# Broken String



## vipgraphx (Apr 27, 2012)

Picture of my Guitar. This is a classic Yamaha nylon string guitar. Another instrument that has been passed down from family. Interesting story about this guitar is that it has a real rattle snake tail inside the guitar. In the spanish culture they believe that it makes the guitar sound better and play better...It has been in there for over 20 years. I will admit it sounds awesome!!, but that could just be cause I jam!!!




broken string by VIPGraphX, on Flickr


----------



## Bynx (Apr 27, 2012)

Another interesting angle with similar lighting as the piano. A few more instruments and you have a nice collection.


----------



## vipgraphx (Apr 27, 2012)

Thanks, I play both and today I was jamming on the guitar and broke the string...thats what motivated me to take some pictures.


----------



## Majeed Badizadegan (Apr 28, 2012)

To me, this is far improved from the piano shot. Nice textures, lighting, color, mood and angle.


----------



## vipgraphx (Apr 28, 2012)

Yes I agree, although I like the piano shot I really like this guitar way better. With the guitar I can move it and position it as I want, the piano not so much and where it is in our living room, uhm is not the best place for a full shot. 

Thanks for the feed back.


----------



## Bynx (Apr 28, 2012)

Vip you are really starting to freak me out. All our camera equipment is virtually identical. Now I see the guitar is sitting on a leather couch which looks exactly like the one I have down to the texture and color.


----------



## Joel_W (Apr 28, 2012)

Really an outstanding HDR image. Great composition. Love how the leather chair looks.


----------



## banderson (Apr 29, 2012)

Love it!! As I do with all of your images. Lol oh, I posted my first HDR with my new Uwa!


----------



## vipgraphx (May 3, 2012)

Bynx said:


> Vip you are really starting to freak me out. All our camera equipment is virtually identical. Now I see the guitar is sitting on a leather couch which looks exactly like the one I have down to the texture and color.



Why am I freaking you out Bynx.....


----------



## manaheim (May 3, 2012)

The HDR treatment is very pretty... rich and decadent.  Love the browns.  (I'm a sucker for browns)

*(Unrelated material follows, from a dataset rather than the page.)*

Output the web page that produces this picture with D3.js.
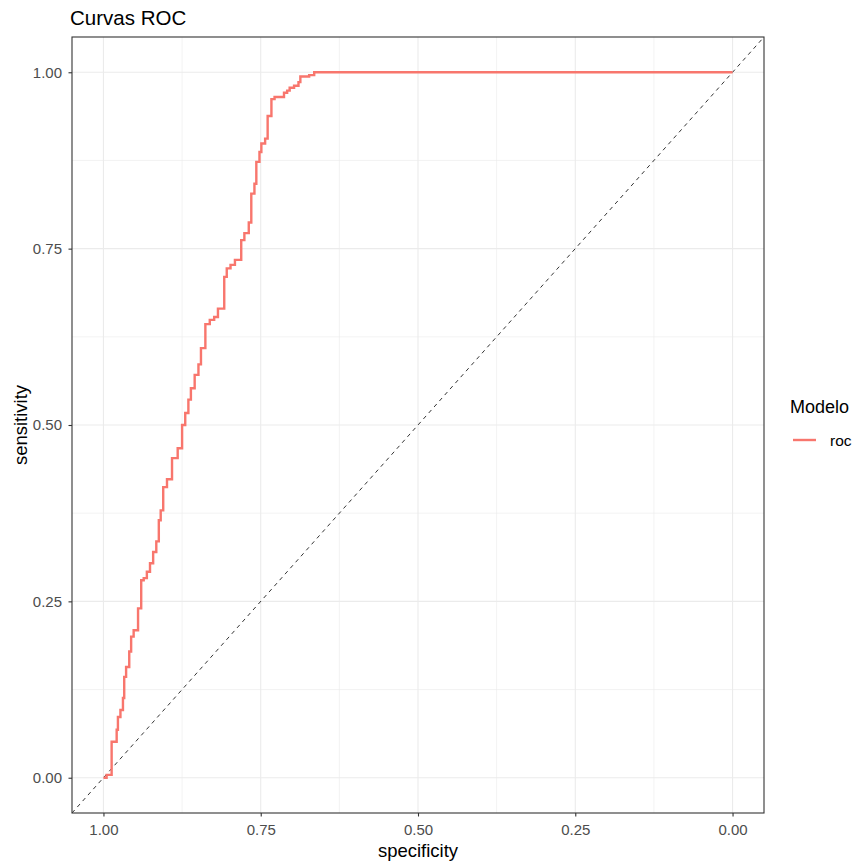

The leather sofa setting (for me) was a little odd and distracting.  I actually bet you could do some neat stuff with it, but this particular composition didn't work that well for me.


----------



## Trever1t (May 3, 2012)

I really like the image, the richness of the grain, the soft amber hues. Wow.


----------



## marmots (Jun 7, 2012)

i just came back to this thread to show a fried of mine what overcooking an hdr can achieve

i just think it's a beautiful example


----------



## dandaluzphotography (Jun 8, 2012)

Really nice!


----------



## vipgraphx (Jun 8, 2012)

marmots said:


> i just came back to this thread to show a fried of mine what overcooking an hdr can achieve
> 
> i just think it's a beautiful example



WOW never really considered this as being overcooked..


----------



## Bynx (Jun 8, 2012)

I wouldnt consider this overcooked either. Its not something you could get with one shot. But it has a depth that can only be achieved with HDR process. And thats a good thing. But Marmots does agree on that.


----------



## manaheim (Jun 8, 2012)

Bynx said:
			
		

> I wouldnt consider this overcooked either. Its not something you could get with one shot. But it has a depth that can only be achieved with HDR process. And thats a good thing. But Marmots does agree on that.



+1


----------



## marmots (Jun 8, 2012)

yeah  i suppose that was the wrong word


----------



## EDL (Jun 8, 2012)

I think what you were looking for is "properly cooked"


----------



## charlie76 (Jun 8, 2012)

sweet guitar man


----------